Two weeks ago (well, 12 days to be precise), I "flew the nest" so to speak. My grandfather crammed the car full of the cardboard boxes in which my life was contained and drove me to Salford, which is in Greater Manchester. The journey was agonising; as the hours passed and the distance between me and my beloved Lincoln grew, my mouth grew drier and the lump in my throat bigger. My heart was thumping in my chest so hard that I thought I might pass out. All too soon, signs were whizzing past, welcoming us to Manchester and tears pricked my eyes.
Within minutes, my home from home loomed over us. A fourteen-story, ugly, grey eyesore. It couldn't have been more different to the little bungalow I share with my grandparents, which, I've been told, looks like it belongs in a Christmas snow globe.
I tried to remain composed when the woman at reception handed me the keys to my flat and bedroom. I took them from her, my hand shaking slightly. I felt like screaming "Take me away from this horrible place! I made a mistake! I don't want to come to university! I want to live with you, Grandad, until I'm 40! Take me home noooooowwww!"
My flat is on the eleventh floor. The lifts are prehistoric contraptions. These two factors combined made the moving in process extremely slow. Luckily, we found a discarded shopping cart in the hallway so we took this out to the car and loaded it to the brim with my belongings. Unfortunately, it was a very windy day. It was the day that Hurricane Katia was caressing the UK with her tail. This made things very difficult; I was blinded by my hair whipping back and forth over my face, my scarf danced in the air like a snake, almost throttling me and the wind forced the cart in completely the opposite direction to which I was attempting to push it.
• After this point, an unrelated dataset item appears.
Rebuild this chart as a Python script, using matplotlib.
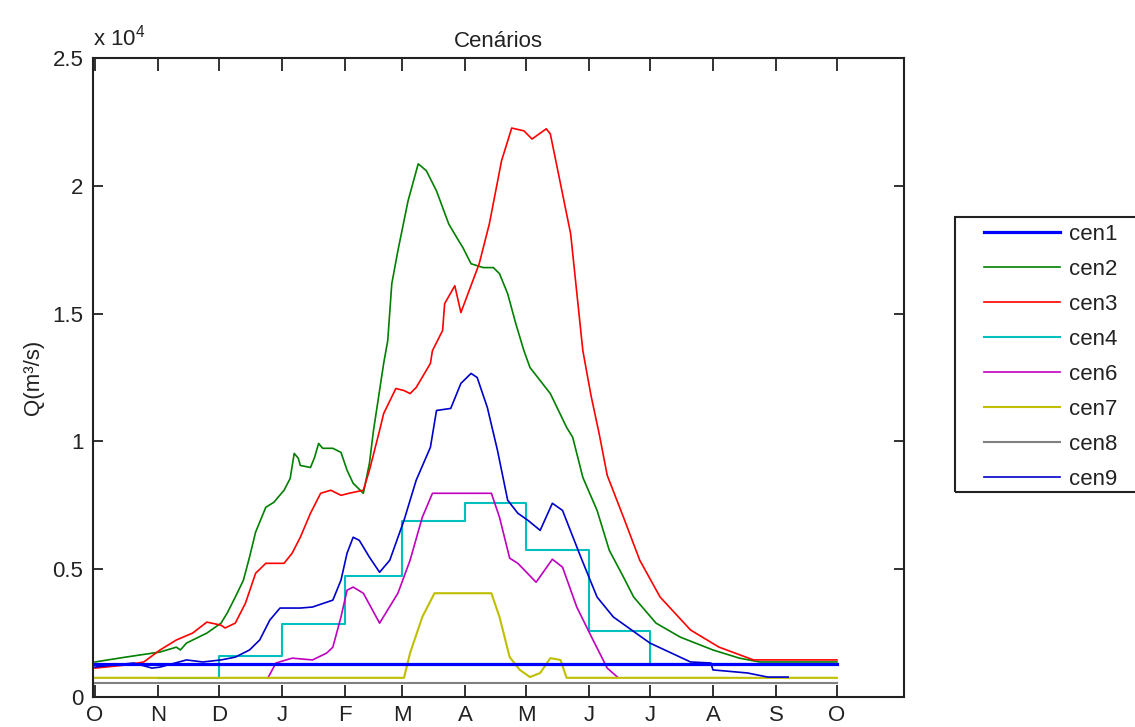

Slow lifts, bad weather...surely this was an omen? Surely this meant that moving here was a mistake? My grandfather isn't as superstitious as me and refused to take me home. He kept saying "You'll be fine. It's just a new stage of your life. You'll get used to it."
When I saw my room for this first time, I sobbed until my body ached. I don't care if that sounds pathetic. It bore no resemblance to my bedroom at home. Its walls were covered in cheap, cream paint and the bed looked smaller than my three year old sister's. Along with its single window looking out at the block of flats opposite, I felt sure that this would be Hell on earth.
I walked my grandparents to the car, hot relentless tears pouring down my face. My grandmother hugged me and whispered "Take of yourself" into my ear. My grandfather jumped into the car, seemingly not wanting to say goodbye. My heart sank. He soon reemerged though, clutching a big brown envelope. With a hug, he handed me this envelope. I held it against me as they drove away, almost as though it was my only connection with them. I've lived with my grandparents for my most of my life and I'm extremely close to them. It's almost as though a string ties my heart to theirs and the further into the distance the car went, the more taut this string became. I raced up to my room and hurriedly grabbed my photos and covered my wardrobe in them, refusing to let this string snap. No matter where in the world I may be, I will always love my grandparents unconditionally and when I look at these photos, this imaginary string slackens and they suddenly don't seem so far away.
I sat down on my bed and tore open the envelope. Inside, there were two things: a folded piece of paper and smaller envelope. I unfolded the paper and my tears ceased almost immediately. It was a letter from my grandfather, telling me how proud he and my grandmother were of me and how I'll always have a home with them as long as I want and need it. My grandad isn't a sentimental sort of man so this letter meant more to me than words can describe. In the other envelope, there was £100 for "pubbing, clubbing and society joining" and a Caffe Nero loyalty card with all six of its stamps. Another piece of paper instructed me to get the biggest drink I could because it was free!
So, I'm now officially an independent woman, fending for myself. This should be fun!